Previous Year Questions

Prelims

  1. Which one of the following categories of Fundamental Rights incorporates protection against untouchability as a form of discrimination? (UPSC CSE 2020) (a) Right against Exploitation (b) Right to Freedom (c) Right to Constitutional Remedies (d) Right to Equality Answer: (d) Right to Equality (Article 17 falls under the Right to Equality, which spans from Article 14 to Article 18).

  2. With reference to India, consider the following statements: (UPSC CSE 2021)

    1. When a prisoner makes out a sufficient case, parole cannot be denied to such prisoner because it becomes a matter of his/her right.
    2. State Governments have their own Prisoners Release on Parole Rules. Which of the statements given above is/are correct? (a) 1 only (b) 2 only (c) Both 1 and 2 (d) Neither 1 nor 2 Answer: (b) 2 only. (This question is indirectly related. The right to life and liberty under Article 21 is interpreted broadly, but parole is not a fundamental right and is governed by state rules. It shows the application of fundamental rights interpretation).
  3. Which part of the Constitution of India declares the ideal of a Welfare State? (UPSC CSE 2020) (a) Directive Principles of State Policy (b) Fundamental Rights (c) Preamble (d) Seventh Schedule Answer: (a) Directive Principles of State Policy. (This question relates to the broader constitutional philosophy, which is the context for understanding Fundamental Rights like equality and reservation).

  4. What is the position of the Right to Property in India? (UPSC CSE 2021) (a) Legal right available to citizens only (b) Legal right available to any person (c) Fundamental Right available to citizens only (d) Neither Fundamental Right nor legal right Answer: (b) Legal right available to any person. (Article 300-A states “No person shall be deprived of his property save by authority of law,” making it a legal right for all persons, not just citizens).

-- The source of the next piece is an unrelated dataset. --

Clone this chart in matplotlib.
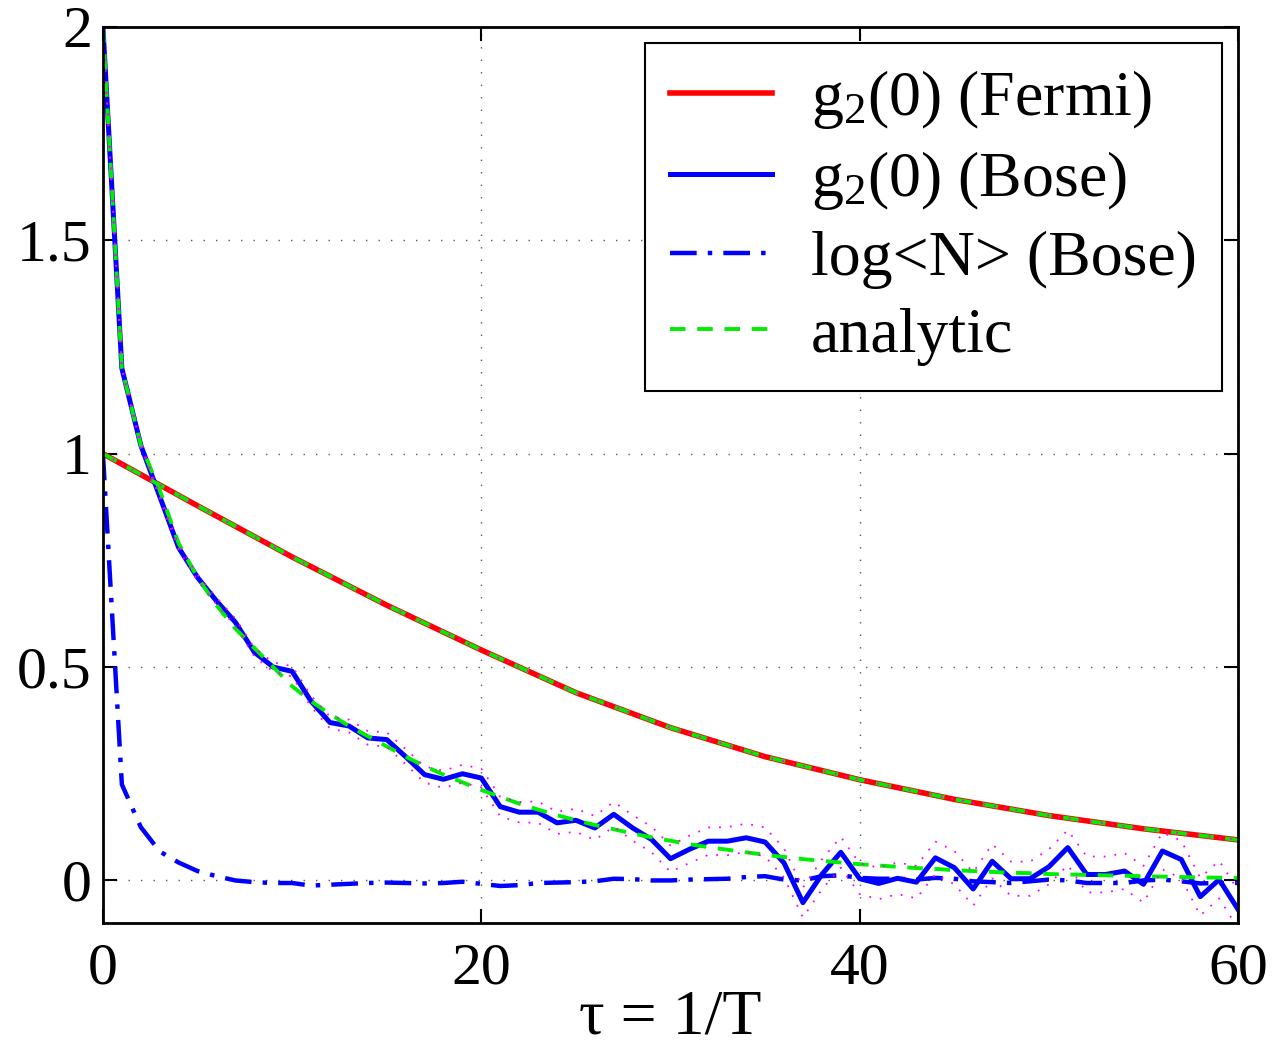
import numpy as np
import matplotlib
matplotlib.use('Agg')
import matplotlib.pyplot as plt

plt.rcParams['font.family'] = ['Liberation Serif', 'DejaVu Serif']
plt.rcParams['mathtext.fontset'] = 'custom'
plt.rcParams['mathtext.rm'] = 'Liberation Serif'
plt.rcParams['mathtext.it'] = 'Liberation Serif:italic'

# tau grid (integer steps)
tau = np.arange(0, 61)

# g2(0) Fermi, read every 5 units
tau_fermi = [0, 5, 10, 15, 20, 25, 30, 35, 40, 45, 50, 55, 60]
g2_fermi = [1.0, 0.878, 0.758, 0.645, 0.54, 0.44, 0.358, 0.29, 0.236, 0.19, 0.152, 0.121, 0.095]

# g2(0) Bose, simulation
g2_bose = [2.0, 1.2, 1.02, 0.90, 0.78, 0.71, 0.655, 0.605, 0.535, 0.50,
           0.49, 0.42, 0.37, 0.362, 0.334, 0.33, 0.29, 0.248, 0.237, 0.25,
           0.24, 0.173, 0.16, 0.16, 0.135, 0.141, 0.123, 0.155, 0.123, 0.096,
           0.051, 0.073, 0.092, 0.092, 0.10, 0.09, 0.041, -0.052, 0.014, 0.066,
           0.004, -0.007, 0.005, -0.004, 0.053, 0.03, -0.02, 0.045, 0.004, 0.004,
           0.032, 0.077, 0.014, 0.014, 0.022, -0.009, 0.069, 0.049, -0.038, 0.002,
           -0.068]

# statistical error of the Bose run
err_bose = [0.0, 0.003, 0.004, 0.005, 0.006, 0.007, 0.008, 0.009, 0.010, 0.011,
            0.012, 0.013, 0.014, 0.015, 0.016, 0.017, 0.018, 0.019, 0.020, 0.021,
            0.022, 0.023, 0.024, 0.025, 0.026, 0.027, 0.028, 0.029, 0.030, 0.030,
            0.031, 0.032, 0.032, 0.033, 0.033, 0.034, 0.034, 0.035, 0.035, 0.036,
            0.036, 0.037, 0.037, 0.038, 0.038, 0.039, 0.039, 0.040, 0.040, 0.040,
            0.041, 0.041, 0.042, 0.042, 0.042, 0.043, 0.043, 0.044, 0.044, 0.044,
            0.045]

# log<N> Bose
logN_bose = [1.0, 0.225, 0.125, 0.068, 0.042, 0.022, 0.01, 0.0, -0.004, -0.006,
             -0.006, -0.012, -0.01, -0.008, -0.006, -0.005, -0.006, -0.007, -0.006, -0.003,
             -0.008, -0.013, -0.011, -0.006, -0.005, -0.004, -0.002, 0.004, 0.003, 0.0,
             0.0, 0.002, 0.003, 0.004, 0.008, 0.01, 0.002, 0.0, 0.01, 0.012,
             0.006, 0.004, 0.004, 0.002, 0.006, 0.004, -0.002, -0.004, -0.006, -0.002,
             0.002, 0.0, -0.006, -0.006, -0.006, 0.0, 0.002, -0.002, -0.007, -0.006,
             -0.006]

# analytic Bose curve
g2_bose_an = [2.0, 1.2, 1.02, 0.915, 0.79, 0.71, 0.645, 0.59, 0.545, 0.50,
              0.455, 0.42, 0.39, 0.362, 0.338, 0.314, 0.29, 0.268, 0.248, 0.23,
              0.212, 0.196, 0.18, 0.166, 0.153, 0.141, 0.13, 0.12, 0.11, 0.101,
              0.093, 0.085, 0.078, 0.072, 0.066, 0.06, 0.055, 0.05, 0.046, 0.042,
              0.038, 0.035, 0.032, 0.029, 0.027, 0.024, 0.022, 0.02, 0.018, 0.017,
              0.015, 0.014, 0.013, 0.012, 0.011, 0.01, 0.009, 0.008, 0.007, 0.0065,
              0.006]

g2_bose = np.array(g2_bose)
err_bose = np.array(err_bose)

fig = plt.figure(figsize=(12.74, 10.49), dpi=100)
ax = fig.add_axes([0.0808, 0.120, 0.891, 0.8543])

ax.plot(tau_fermi, g2_fermi, color='red', lw=4, label='g$_2$(0) (Fermi)')
ax.plot(tau, g2_bose, color='blue', lw=3.6, label='g$_2$(0) (Bose)')
ax.plot(tau, logN_bose, color='blue', lw=3.2, ls=(0, (6, 2.5, 1, 2.5)),
        label='log<N> (Bose)')
ax.plot(tau_fermi, g2_fermi, color='#00ee00', lw=2.8, ls=(0, (4, 3)), label='analytic')
ax.plot(tau, g2_bose_an, color='#00ee00', lw=2.8, ls=(0, (4, 3)))

# error band of the simulation
ax.plot(tau, g2_bose + err_bose, color='magenta', lw=1.3, ls=(0, (1, 5)))
ax.plot(tau, g2_bose - err_bose, color='magenta', lw=1.3, ls=(0, (1, 5)))
ax.plot(tau_fermi, g2_fermi, color='magenta', lw=1.3, ls=(0, (1, 5)))

ax.set_xlim(0, 60)
ax.set_ylim(-0.1, 2)
ax.set_xticks([0, 20, 40, 60])
ax.set_yticks([0, 0.5, 1, 1.5, 2])
ax.set_yticklabels(['0', '0.5', '1', '1.5', '2'])
ax.grid(True, color='0.35', lw=1.0, ls=(0, (1, 8)))
ax.tick_params(direction='in', length=10, width=1.5, labelsize=43,
               top=True, right=True)
ax.tick_params(axis='x', pad=14)
ax.tick_params(axis='y', pad=8)
for s in ax.spines.values():
    s.set_linewidth(2)
ax.set_xlabel('τ = 1/T', fontsize=46, labelpad=-5)

leg = ax.legend(loc='upper right', fontsize=46, fancybox=False, framealpha=1,
                edgecolor='black', handlelength=1.6, handletextpad=0.6,
                labelspacing=0.28, borderpad=0.4, borderaxespad=0.25)
leg.get_frame().set_linewidth(1.5)

fig.savefig('out.png', dpi=100)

  5. With reference to the writs issued by the Courts in India, consider the following statements: (UPSC CSE 2022)

    1. Mandamus will not lie against a private organisation unless it is entrusted with a public duty.
    2. Mandamus will not lie against a company even though it may be a Government company.
    3. Any public-minded person can be a petitioner to move the Court to obtain the writ of Quo Warranto. Which of the statements given above are correct? (a) 1 and 2 only (b) 2 and 3 only (c) 1 and 3 only (d) 1, 2 and 3 Answer: (c) 1 and 3 only. (This question tests the enforcement mechanism for Fundamental Rights under Article 32, which is contextually relevant).

Mains

  1. Do you agree that the Indian economy has recently experienced V-shaped recovery? Give reasons in support of your answer. (UPSC CSE 2021, GS-III) Answer Framework: While this is an economy question, the context of ‘jobless growth’ mentioned in the summary is directly relevant. The recovery might be V-shaped in terms of GDP numbers but not in terms of employment generation, which fuels demands for policies like domicile reservation. An answer can link macroeconomic trends to social justice demands.

  2. “The reservation of seats for women in the institutions of local self-government has had a limited impact on the patriarchal character of the Indian Political Process.” Comment. (UPSC CSE 2019, GS-II) Answer Framework: This question, while on women’s reservation, is part of the broader theme of affirmative action. The answer should analyze the effectiveness of reservation as a tool for social and political empowerment. It can draw parallels with the debate on caste-based reservation, discussing whether reservation alone can change deep-seated social structures like patriarchy or caste hierarchy.

  3. Recent amendments to the Right to Information Act will have a profound impact on the autonomy and independence of the Information Commission. Discuss. (UPSC CSE 2020, GS-II) Answer Framework: The Right to Information is an implied fundamental right under Article 19(1)(a). The answer should first establish this link, citing the Raj Narain case. Then, it should critically analyze the amendments and explain how they could potentially weaken the RTI framework, thereby curtailing a citizen’s fundamental right to know.

  4. Though the Human Rights Commissions have contributed immensely to the protection of human rights in India, yet they have failed to assert themselves against the mighty and powerful. Analysing their structural and practical limitations, suggest remedial measures. (UPSC CSE 2021, GS-II) Answer Framework: Many violations of fundamental rights (like those under Art. 17 or Art. 19) are also human rights violations. This answer should discuss the role of institutions like the NHRC in protecting these rights. It should touch upon their limitations (e.g., recommendatory powers, lack of authority over armed forces) and suggest reforms, linking the protection of fundamental rights to the effectiveness of such commissions.

  5. Examine the scope of Fundamental Rights in light of the latest judgement of the Supreme Court on the Right to Privacy. (UPSC CSE 2017, GS-II) Answer Framework: While slightly older than 5 years, this question’s theme is timeless. The Puttaswamy (2017) judgment on the Right to Privacy (Article 21) has profound implications for other rights, including freedom of speech (Article 19). The answer should explain how privacy is essential for the meaningful exercise of free speech, especially in the digital age, and how state surveillance can have a chilling effect on expression. It can be linked to issues like telephone tapping mentioned in the summary.